To perform the simple arithmetic required, DSP processors need special high speed arithmetic units.

Most DSP operations require additions and multiplications together. So DSP processors usually have hardware adders and multipliers which can be used in parallel within a single instruction:

The diagram shows the data path for the Lucent DSP32C processor. The hardware multiply and add work in parallel so that in the space of a single instruction, both an add and a multiply can be completed.

Delays require that intermediate values be held for later use. This may also be a requirement, for example, when keeping a running total - the total can be kept within the processor to avoid wasting repeated reads from and writes to memory. For this reason DSP processors have lots of registers which can be used to hold intermediate values:

Registers may be fixed point or floating point format.
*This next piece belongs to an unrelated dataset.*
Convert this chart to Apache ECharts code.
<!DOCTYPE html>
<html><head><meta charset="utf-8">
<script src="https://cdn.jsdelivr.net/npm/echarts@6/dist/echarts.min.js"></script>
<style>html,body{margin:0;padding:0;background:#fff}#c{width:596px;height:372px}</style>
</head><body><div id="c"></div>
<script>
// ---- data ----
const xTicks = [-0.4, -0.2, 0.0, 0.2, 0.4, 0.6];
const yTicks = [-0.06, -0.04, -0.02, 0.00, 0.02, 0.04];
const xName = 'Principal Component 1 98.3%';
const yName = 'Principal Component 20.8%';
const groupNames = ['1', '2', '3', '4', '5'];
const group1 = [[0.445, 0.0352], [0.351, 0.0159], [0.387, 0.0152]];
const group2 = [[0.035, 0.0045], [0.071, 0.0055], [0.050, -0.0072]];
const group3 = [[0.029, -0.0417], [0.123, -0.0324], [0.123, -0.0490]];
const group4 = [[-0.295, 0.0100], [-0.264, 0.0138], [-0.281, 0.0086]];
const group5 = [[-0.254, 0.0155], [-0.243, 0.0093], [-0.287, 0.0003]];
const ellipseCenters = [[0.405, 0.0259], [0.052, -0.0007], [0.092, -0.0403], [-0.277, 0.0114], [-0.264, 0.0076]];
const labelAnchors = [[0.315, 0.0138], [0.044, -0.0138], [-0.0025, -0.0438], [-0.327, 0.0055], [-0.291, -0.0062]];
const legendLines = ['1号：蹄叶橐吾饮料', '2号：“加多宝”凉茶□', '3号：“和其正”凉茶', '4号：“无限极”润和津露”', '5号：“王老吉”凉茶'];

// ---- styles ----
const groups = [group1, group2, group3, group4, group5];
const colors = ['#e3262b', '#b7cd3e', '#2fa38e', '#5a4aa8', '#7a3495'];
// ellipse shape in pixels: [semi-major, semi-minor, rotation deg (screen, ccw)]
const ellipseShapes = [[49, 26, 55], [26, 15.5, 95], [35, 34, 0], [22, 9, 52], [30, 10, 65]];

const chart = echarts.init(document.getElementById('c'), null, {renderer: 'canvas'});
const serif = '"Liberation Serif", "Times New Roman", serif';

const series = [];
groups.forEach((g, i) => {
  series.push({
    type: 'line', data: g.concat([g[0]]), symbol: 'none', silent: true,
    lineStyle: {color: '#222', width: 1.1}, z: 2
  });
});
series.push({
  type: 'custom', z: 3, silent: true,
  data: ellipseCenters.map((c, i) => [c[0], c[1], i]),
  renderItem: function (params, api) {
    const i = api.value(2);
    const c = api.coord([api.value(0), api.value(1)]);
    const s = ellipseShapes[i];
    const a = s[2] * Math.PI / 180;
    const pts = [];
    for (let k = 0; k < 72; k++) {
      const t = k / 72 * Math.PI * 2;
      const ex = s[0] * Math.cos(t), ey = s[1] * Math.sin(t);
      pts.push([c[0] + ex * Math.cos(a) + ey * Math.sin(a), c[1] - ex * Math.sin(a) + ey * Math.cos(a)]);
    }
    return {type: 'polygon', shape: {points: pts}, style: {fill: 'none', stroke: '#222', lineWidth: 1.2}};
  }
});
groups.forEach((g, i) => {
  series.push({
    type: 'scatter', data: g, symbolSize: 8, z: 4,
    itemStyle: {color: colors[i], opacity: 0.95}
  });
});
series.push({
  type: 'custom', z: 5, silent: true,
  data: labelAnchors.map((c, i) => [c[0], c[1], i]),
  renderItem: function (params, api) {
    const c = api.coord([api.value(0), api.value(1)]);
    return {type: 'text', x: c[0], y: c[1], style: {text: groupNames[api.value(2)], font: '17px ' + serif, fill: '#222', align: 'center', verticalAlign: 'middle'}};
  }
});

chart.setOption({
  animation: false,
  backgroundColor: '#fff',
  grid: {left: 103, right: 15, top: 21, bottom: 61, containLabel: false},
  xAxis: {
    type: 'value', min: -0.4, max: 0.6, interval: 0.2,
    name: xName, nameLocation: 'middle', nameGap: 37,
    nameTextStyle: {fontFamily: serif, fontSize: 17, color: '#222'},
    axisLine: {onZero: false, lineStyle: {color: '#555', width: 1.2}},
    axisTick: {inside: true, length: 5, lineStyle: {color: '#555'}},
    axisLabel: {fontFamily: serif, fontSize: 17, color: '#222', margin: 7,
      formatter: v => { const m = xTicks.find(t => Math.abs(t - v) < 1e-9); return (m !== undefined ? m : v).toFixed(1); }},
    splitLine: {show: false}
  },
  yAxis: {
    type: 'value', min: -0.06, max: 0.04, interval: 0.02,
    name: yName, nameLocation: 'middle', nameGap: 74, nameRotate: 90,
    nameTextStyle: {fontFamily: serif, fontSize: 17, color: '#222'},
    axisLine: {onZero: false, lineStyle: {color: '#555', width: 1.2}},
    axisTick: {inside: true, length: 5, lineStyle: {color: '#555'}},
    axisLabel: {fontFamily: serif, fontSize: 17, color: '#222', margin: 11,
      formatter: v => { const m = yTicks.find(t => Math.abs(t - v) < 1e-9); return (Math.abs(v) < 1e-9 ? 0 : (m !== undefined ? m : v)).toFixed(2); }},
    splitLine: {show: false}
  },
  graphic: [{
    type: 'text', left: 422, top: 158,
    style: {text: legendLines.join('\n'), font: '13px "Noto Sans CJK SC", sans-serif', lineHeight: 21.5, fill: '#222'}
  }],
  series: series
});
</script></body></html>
Array handling requires that data can be fetched efficiently from consecutive memory locations. This involves generating the next required memory address. For this reason DSP processors have address registers which are used to hold addresses and can be used to generate the next needed address efficiently:

The ability to generate new addresses efficiently is a characteristicfe ature of DSP processors. Usually, the next needed address can be generated during the data fetch or store operation, and with no overhead. DSP processors have rich sets of address generation operations:

*rP	register indirect	read the data pointed to by the address in register rP
*rP++	postincrement	having read the data, postincrement the address pointer to point to the next value in the array
*rP--	postdecrement	having read the data, postdecrement the address pointer to point to the previous value in the array
*rP++rI	register postincrement	having read the data, postincrement the address pointer by the amount held in register rI to point to rI values further down the array
*rP++rIr	bit reversed	having read the data, postincrement the address pointer to point to the next value in the array, as if the address bits were in bit reversed order

The table shows some addressing modes for the Lucent DSP32C processor. The assembler syntax is very similar to C language. Whenever an operand is fetched from memory using register indirect addressing, the address register can be incremented to point to the next needed value in the array. This address increment is free - there is no overhead involved in the address calculation - and in the case of the Lucent DSP32C processor up to three such addresses may be generated in each single instruction. Address generation is an important factor in the speed of DSP processors at their specialised operations.

The last addressing mode - bit reversed - shows how specialised DSP processors can be. Bit reversed addressing arises when a table of values has to be reordered by reversing the order of the address bits:

reverse the order of the bits in each address
shuffle the data so that the new, bit reversed, addresses are in ascending order

This operation is required in the Fast Fourier Transform - and just about nowhere else. So one can see that DSP processors are designed specifically to calculate the Fast Fourier Transform efficiently.